Notice that librarians and library technicians are both referred to here as 'professionals'. This might surprise those who four decades ago argued for the creation of the category of library technicians on the grounds that they would perform all the, well, the 'technical' tasks, the 'para-professional' jobs, leaving the higher reaches of management, reader and technical services to the 'librarians'. Notice too, that Dr Bundy underlines the fact that although ALIA has gone to inordinate lengths over the past forty years to underpin and underwrite the education of library technicians and provide the raison d'etre for their existence, actual membership of the Association is not a prerequisite for their employment, recognition, nor education. The statistics bear this out and only a minority have joined ALIA. Curiously, however, those that do belong comprise one of the most energetic of the Association's many subgroups.

The ALIA website in referring to courses for librarians and library technicians [accessed 20/8/2002 at 3.15pm] advises:

If you have library technician qualifications and wish to become a librarian, you should enrol in an undergraduate course in library and information studies and seek credit for your technician studies. Librarians are professionals who manage and provide library and information services by analysing, evaluating, organising and synthesising information to meet client needs. The role of the librarian focuses on management, direction, policy formulation and application required to meet the information needs of clients. Library technicians work with librarians in the provision of library and information services. The role of the library technician focuses on the operational and technical aspects of the information or library service. (Emphasis added)

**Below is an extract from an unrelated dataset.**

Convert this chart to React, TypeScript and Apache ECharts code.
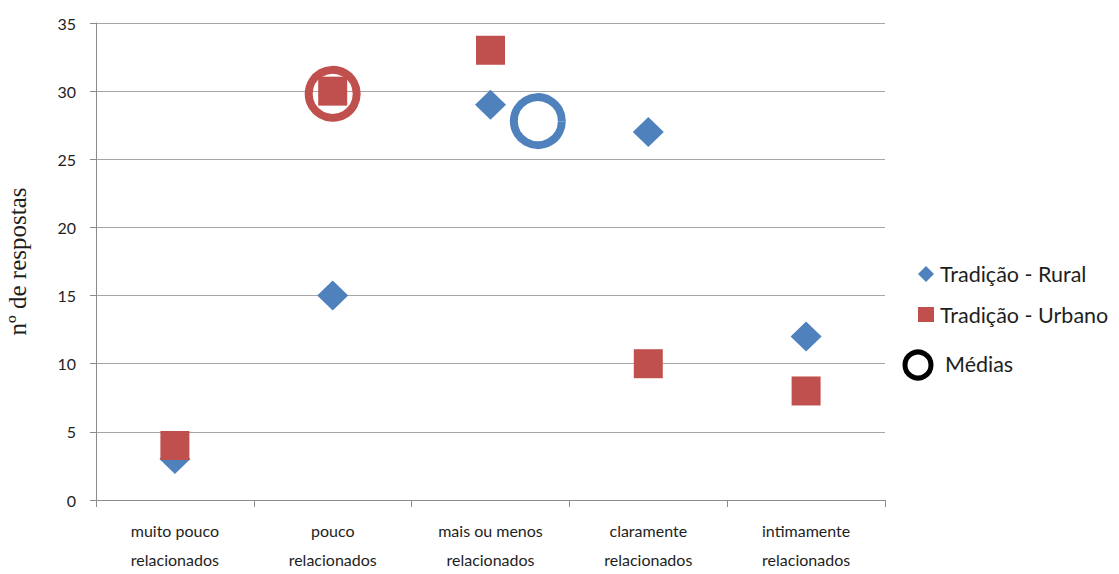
import React, { useEffect, useRef } from "react";
import * as echarts from "echarts";

const categories = [
  "muito pouco\nrelacionados",
  "pouco\nrelacionados",
  "mais ou menos\nrelacionados",
  "claramente\nrelacionados",
  "intimamente\nrelacionados",
];
const rural = [3, 15, 29, 27, 12];
const urbano = [4, 30, 33, 10, 8];
// médias: [category position (1-based), value]
const mediaUrbano = [2.0, 29.8];
const mediaRural = [3.3, 27.8];
const yTicks = { min: 0, max: 35, interval: 5 };

const BLUE = "#4F81BD";
const RED = "#C0504D";
const GRID = "#A6A6A6";
const TEXT = "#1e1e1e";
const SANS = "Lato, 'Open Sans', sans-serif";

export default function App() {
  const ref = useRef<HTMLDivElement>(null);
  useEffect(() => {
    const chart = echarts.init(ref.current!, undefined, { renderer: "svg" });
    chart.setOption({
      animation: false,
      backgroundColor: "#ffffff",
      grid: {
        left: 96,
        right: 234,
        top: 23,
        bottom: 74,
        containLabel: false,
        outerBoundsMode: "none",
      },
      xAxis: [
        {
          type: "category",
          data: categories,
          boundaryGap: true,
          axisLine: { show: true, lineStyle: { color: "#8c8c8c", width: 1 } },
          axisTick: { show: true, length: 7, lineStyle: { color: "#8c8c8c" } },
          axisLabel: {
            color: TEXT,
            fontFamily: SANS,
            fontSize: 16,
            lineHeight: 29,
            margin: 16,
            interval: 0,
          },
          splitLine: { show: false },
        },
        {
          type: "value",
          min: 0.5,
          max: 5.5,
          show: false,
          position: "bottom",
        },
      ],
      yAxis: {
        type: "value",
        min: yTicks.min,
        max: yTicks.max,
        interval: yTicks.interval,
        name: "nº de respostas",
        nameLocation: "middle",
        nameRotate: 90,
        nameGap: 66,
        nameTextStyle: {
          fontFamily: "'Liberation Serif', 'DejaVu Serif', serif",
          fontSize: 25,
          color: TEXT,
        },
        axisLine: { show: true, lineStyle: { color: "#8c8c8c", width: 1 } },
        axisTick: { show: true, length: 6, lineStyle: { color: "#8c8c8c" } },
        axisLabel: { color: TEXT, fontFamily: SANS, fontSize: 16, margin: 20 },
        splitLine: { show: true, lineStyle: { color: GRID, width: 1 } },
      },
      series: [
        {
          name: "Médias",
          type: "scatter",
          xAxisIndex: 1,
          symbol: "circle",
          symbolSize: 48,
          z: 1,
          data: [
            {
              value: mediaUrbano,
              itemStyle: { color: "rgba(0,0,0,0)", borderColor: RED, borderWidth: 8, opacity: 1 },
            },
            {
              value: mediaRural,
              itemStyle: { color: "rgba(0,0,0,0)", borderColor: BLUE, borderWidth: 8, opacity: 1 },
            },
          ],
        },
        {
          name: "Tradição - Rural",
          type: "scatter",
          xAxisIndex: 0,
          symbol: "diamond",
          symbolSize: [31, 30],
          z: 2,
          itemStyle: { color: BLUE, opacity: 1 },
          data: rural,
        },
        {
          name: "Tradição - Urbano",
          type: "scatter",
          xAxisIndex: 0,
          symbol: "rect",
          symbolSize: 29,
          z: 3,
          itemStyle: { color: RED, opacity: 1 },
          data: urbano,
        },
      ],
      graphic: [
        {
          type: "polygon",
          shape: { points: [[926, 266], [934, 274], [926, 282], [918, 274]] },
          style: { fill: BLUE },
        },
        {
          type: "text",
          x: 940,
          y: 274,
          style: {
            text: "Tradição - Rural",
            fontFamily: SANS,
            fontSize: 21.5,
            fill: TEXT,
            verticalAlign: "middle",
          },
        },
        {
          type: "rect",
          shape: { x: 918, y: 307, width: 16, height: 15 },
          style: { fill: RED },
        },
        {
          type: "text",
          x: 940,
          y: 315,
          style: {
            text: "Tradição - Urbano",
            fontFamily: SANS,
            fontSize: 21.5,
            fill: TEXT,
            verticalAlign: "middle",
          },
        },
        {
          type: "circle",
          shape: { cx: 918, cy: 365, r: 13 },
          style: { fill: "none", stroke: "#000", lineWidth: 5 },
        },
        {
          type: "text",
          x: 945,
          y: 364,
          style: {
            text: "Médias",
            fontFamily: SANS,
            fontSize: 21.5,
            fill: TEXT,
            verticalAlign: "middle",
          },
        },
      ],
    });
    return () => chart.dispose();
  }, []);
  return <div ref={ref} style={{ width: 1119, height: 574, margin: -8 }} />;
}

And this might be construed as the 'official' view of the relative roles of the technician and the librarian. The reality may actually be quite different. Nevertheless the extract does confirm the continuous nature of the curriculum from the technician to the 'librarian' level, and in fact, the cover quote by Mary Carroll in our May 2002 issue asked:

If it is now the case that these distinctions have now disappeared do we need to continue to draw them between professional and para-professional education? Does this mean that all sectors of the education community are in fact learning/teaching the same skills but at different levels so that no unique set of skills exists?. ('The well-worn path' by Mary Carroll ALJ 51 [2] May 2002 pp 117 ff)

It's a fair question: what are its implications? Does it reinforce the argument advanced in this journal last year by Professor Ross Harvey to the effect that a masters degree was now the appropriate level for the 'first professional qualification'? That assertion was hotly debated, but in the absence of the former Board of Education ALIA itself did not join the discussion and the debate was to that extent somewhat lopsided.

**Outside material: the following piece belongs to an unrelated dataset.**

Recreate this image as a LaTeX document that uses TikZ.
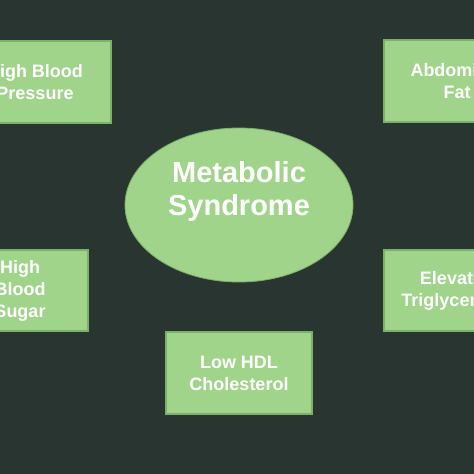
\documentclass[tikz,border=0pt]{standalone}
\usepackage{fontspec}
\setmainfont{Liberation Sans}
\usetikzlibrary{shapes.geometric}
\definecolor{bgc}{HTML}{283531}
\definecolor{boxfill}{HTML}{A1D48B}
\definecolor{boxedge}{HTML}{7DB068}
\tikzset{
  factor/.style={rectangle, fill=boxfill, draw=boxedge, line width=1.2pt, inner sep=0pt,
    text=white, font=\bfseries\fontsize{18}{22}\selectfont, align=center},
  core/.style={ellipse, fill=boxfill, draw=boxedge, line width=0.8pt, inner sep=0pt,
    minimum width=228pt, minimum height=154pt},
  coretext/.style={text=white, font=\bfseries\fontsize{29}{33}\selectfont, align=center, inner sep=0pt}
}
\begin{document}
\begin{tikzpicture}[x=1pt,y=-1pt]
\useasboundingbox (0,0) rectangle (474,474);
\clip (0,0) rectangle (474,474);
\fill[bgc] (0,0) rectangle (474,474);
\node[core] (ms) at (239,205) {};
\node[coretext] (mst) at ([yshift=14pt]ms.center) {Metabolic\\Syndrome};
\node[factor, minimum width=152pt, minimum height=82pt] (bp) at (35,82) {High Blood\\Pressure};
\node[factor, minimum width=146pt, minimum height=82pt] (af) at (457,81) {Abdominal\\Fat};
\node[factor, minimum width=136pt, minimum height=81pt] (bs) at (20,290.5) {High\\Blood\\Sugar};
\node[factor, minimum width=146pt, minimum height=81pt] (tg) at (457,290.5) {Elevated\\Triglycerides};
\node[factor, minimum width=146pt, minimum height=82pt] (hdl) at (239,373) {Low HDL\\Cholesterol};
\end{tikzpicture}
\end{document}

Carla Pilarski and Vicki Picasso also writing in the May 2002 issue of ALJ, in the course of an excellent article 'Morphing the technician: moving the line in the sand' (p127) powerfully underlined this seamlessness and its impact in one workplace, not, I suspect a unique one in this respect:

...we have developed a hybrid support team, where current activities have subtly blurred the roles [that is, of technicians and librarians], placing the focus squarely on the knowledge, skills, experience and abilities of individuals as opposed to distinctions made largely on the basis of qualification.

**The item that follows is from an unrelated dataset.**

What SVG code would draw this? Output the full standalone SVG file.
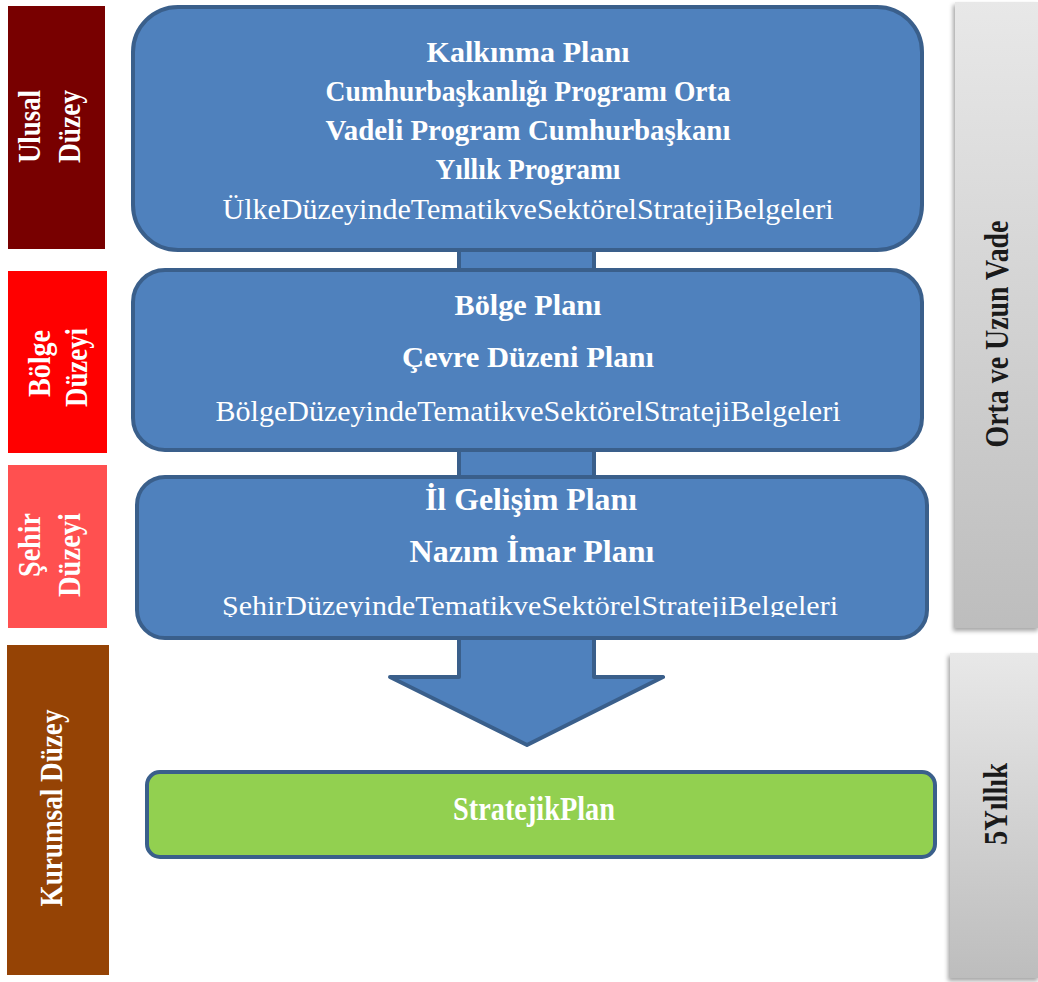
<svg xmlns="http://www.w3.org/2000/svg" width="1038" height="982" viewBox="0 0 1038 982">
<style>
.box{fill:#4F81BD;stroke:#3A5F8B;stroke-width:4}
.green{fill:#92D050;stroke:#3A5F8B;stroke-width:4}
.t{font-family:"Liberation Serif","Times New Roman",serif;fill:#FFFFFF;text-anchor:middle;font-size:30px}
.b{font-weight:bold}
.lab{font-family:"Liberation Serif","Times New Roman",serif;fill:#FFFFFF;font-weight:bold;font-size:32px}
.gl{font-family:"Liberation Serif","Times New Roman",serif;fill:#1A1A1A;font-weight:bold;font-size:33px;text-anchor:middle}
</style>
<defs>
<linearGradient id="gray" x1="0" y1="0" x2="0" y2="1">
<stop offset="0" stop-color="#E8E8E8"/>
<stop offset="1" stop-color="#BDBDBD"/>
</linearGradient>
<filter id="sh" x="-20%" y="-5%" width="140%" height="110%">
<feDropShadow dx="-2" dy="3" stdDeviation="2" flood-color="#000" flood-opacity="0.35"/>
</filter>
<clipPath id="clip3"><rect x="137" y="477" width="790" height="140"/></clipPath>
</defs>
<rect width="1038" height="982" fill="#FFFFFF"/>

<g id="level-ulusal">
<rect x="8" y="6" width="97" height="243" fill="#780000"/>
<text class="lab" text-anchor="end" textLength="73" lengthAdjust="spacingAndGlyphs" transform="translate(40,90) rotate(-90)">Ulusal</text>
<text class="lab" text-anchor="end" textLength="73" lengthAdjust="spacingAndGlyphs" transform="translate(80,90) rotate(-90)">Düzey</text>
</g>
<g id="level-bolge">
<rect x="8" y="271" width="99" height="182" fill="#FF0000"/>
<text class="lab" text-anchor="end" textLength="67" lengthAdjust="spacingAndGlyphs" transform="translate(50,330) rotate(-90)">Bölge</text>
<text class="lab" text-anchor="end" textLength="79" lengthAdjust="spacingAndGlyphs" transform="translate(87,328) rotate(-90)">Düzeyi</text>
</g>
<g id="level-sehir">
<rect x="8" y="465" width="99" height="163" fill="#FF5050"/>
<text class="lab" text-anchor="end" textLength="64" lengthAdjust="spacingAndGlyphs" transform="translate(40,513) rotate(-90)">Şehir</text>
<text class="lab" text-anchor="end" textLength="84" lengthAdjust="spacingAndGlyphs" transform="translate(80,513) rotate(-90)">Düzeyi</text>
</g>
<g id="level-kurumsal">
<rect x="7" y="645" width="102" height="330" fill="#954305"/>
<text class="lab" text-anchor="middle" textLength="197" lengthAdjust="spacingAndGlyphs" transform="translate(62,808) rotate(-90)">Kurumsal Düzey</text>
</g>

<g id="term-orta-uzun">
<rect x="955" y="2" width="85" height="626" fill="url(#gray)" filter="url(#sh)"/>
<text class="gl" textLength="227" lengthAdjust="spacingAndGlyphs" transform="translate(1008,334) rotate(-90)">Orta ve Uzun Vade</text>
</g>
<g id="term-5yillik">
<rect x="950" y="653" width="90" height="325" fill="url(#gray)" filter="url(#sh)"/>
<text class="gl" textLength="82" lengthAdjust="spacingAndGlyphs" transform="translate(1007,804) rotate(-90)">5Yıllık</text>
</g>

<g id="connectors">
<path class="box" stroke-linejoin="round" d="M459,240 L459,677 L390,677 L527,745 L663,677 L594,677 L594,240 Z"/>
</g>

<g id="node-ulusal">
<rect class="box" x="133" y="7" width="789" height="243" rx="45" ry="45"/>
<text class="t b" x="528" y="62" textLength="203" lengthAdjust="spacingAndGlyphs">Kalkınma Planı</text>
<text class="t b" x="528" y="101" textLength="405" lengthAdjust="spacingAndGlyphs">Cumhurbaşkanlığı Programı Orta</text>
<text class="t b" x="528" y="140" textLength="405" lengthAdjust="spacingAndGlyphs">Vadeli Program Cumhurbaşkanı</text>
<text class="t b" x="528" y="179" textLength="185" lengthAdjust="spacingAndGlyphs">Yıllık Programı</text>
<text class="t" x="528" y="219" textLength="611" lengthAdjust="spacingAndGlyphs">ÜlkeDüzeyindeTematikveSektörelStratejiBelgeleri</text>
</g>

<g id="node-bolge">
<rect class="box" x="133" y="270" width="789" height="180" rx="32" ry="32"/>
<text class="t b" x="528" y="315" textLength="147" lengthAdjust="spacingAndGlyphs">Bölge Planı</text>
<text class="t b" x="528" y="367" textLength="252" lengthAdjust="spacingAndGlyphs">Çevre Düzeni Planı</text>
<text class="t" x="528" y="421" textLength="625" lengthAdjust="spacingAndGlyphs">BölgeDüzeyindeTematikveSektörelStratejiBelgeleri</text>
</g>

<g id="node-sehir">
<rect class="box" x="137" y="477" width="790" height="161" rx="28" ry="28"/>
<text class="t b" x="531" y="510" style="font-size:31px" textLength="212" lengthAdjust="spacingAndGlyphs">İl Gelişim Planı</text>
<text class="t b" x="532" y="562" style="font-size:31px" textLength="245" lengthAdjust="spacingAndGlyphs">Nazım İmar Planı</text>
<g clip-path="url(#clip3)">
<text class="t" x="530" y="615" style="font-size:28px" textLength="616" lengthAdjust="spacingAndGlyphs">ŞehirDüzeyindeTematikveSektörelStratejiBelgeleri</text>
</g>
</g>

<g id="node-stratejik">
<rect class="green" x="147" y="772" width="788" height="85" rx="13" ry="13"/>
<text class="t b" x="534" y="820" style="font-size:33px" textLength="162" lengthAdjust="spacingAndGlyphs">StratejikPlan</text>
</g>
</svg>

This was one of many excellent papers which had been presented at the 11th National Library Technicians' Conference in Hobart in August 2001.

The standard of the papers although they were largely experiential in their approach and content, was unexceptionable - professional, in fact, further confirmation, if any were needed, that the 'technicians' had arrived. There is another phenomenon which bears on the fading validity of the gap or distinction between 'professional' and 'technician'. I had the pleasure of attending the national RAISS conference in Melbourne in October last year, and heard a number of accounts of very real and impressive enhancements in levels of service, mostly in an academic context (public reference and information practitioners being unaccountably absent). I think it is fair to say that every example of improved service to clients reflected an adaptation, implementation or exploitation of information technology, confirmation of our sustained (though often overlooked) capacity to adapt it in the same way as other cutting-edge occupations. The question which inexorably follows is: if we are now making our reputation on the exploitation and adaptation of the technology, are we then complicit in a developing public perception that our expertise is technical, rather than professional?

If this is so, what implications follow? We can continue to ignore the subtle blurring of the roles and the significance of qualification by taking a laissez-faire position, or we can engage with the issue. First: we might choose to acknowledge that we are all, in essence, very highly skilled information technicians. This would allow us to focus all of our energies on enhancing the advantages that this confers, abandoning the now apparently irrelevant distinction between librarian and technician, and concentrating all our membership efforts on bringing those of us who have so far not seen any advantages in joining ALIA into the fold, and consciously, realistically and deliberately exploiting the advantages implicit in the education continuum described by Mary Carroll. The second alternative would accept the foregoing scenario, but would carry with it the challenge to redefine what it might mean to be a 'professional librarian', that is, to first of all determine prima facie, what the current attributes of the word might be, then to adapt, apply and revalidate them in our context.


In this issue Glenn Giles examines the importance of information literacy as an element in the process of reconciliation; Margaret Prabhu, Stephen Crothers and Shirley Sullivan revisit an issue raised in these pages less than a year ago - access to electronic journals - and find little, if any, improvement in the shambles which publishers have created; Marilyn Chalmers reports on the apparent (and deceptive) simplicity residing in the application of metadata to pages on her institution's website; Russell Cope responds nobly to a challenge issued by the editor in his extended review (particularly relevant just now) of aspects of the American mindset reflected in Stephen Karetzky's attack on what he sees as left-leaning-librarians in the United States. Some famous names are in the dock. Don Barker reviews the erratic funding of mechanics' institutes in 19th century Victoria (Ros Kelly's famous whiteboard is clearly foreshadowed). And twenty or so eclectic, one or two egregious, reviews of the best in library lit and its environs from Gary Gorman's spirited corps of reviewers. Pity about the 'Roos, though.

A question for you Do you ever wonder what our politicians read? Do you speculate about what book Alexander Downing is reading on those long flights on diplomatic missions? Or Simon Crean in the intervals between 50 kilogram presses? John Howard has presumably read all the biographies of Menzies: what is he engaged in now? As we speak? At this point in time? Any ideas?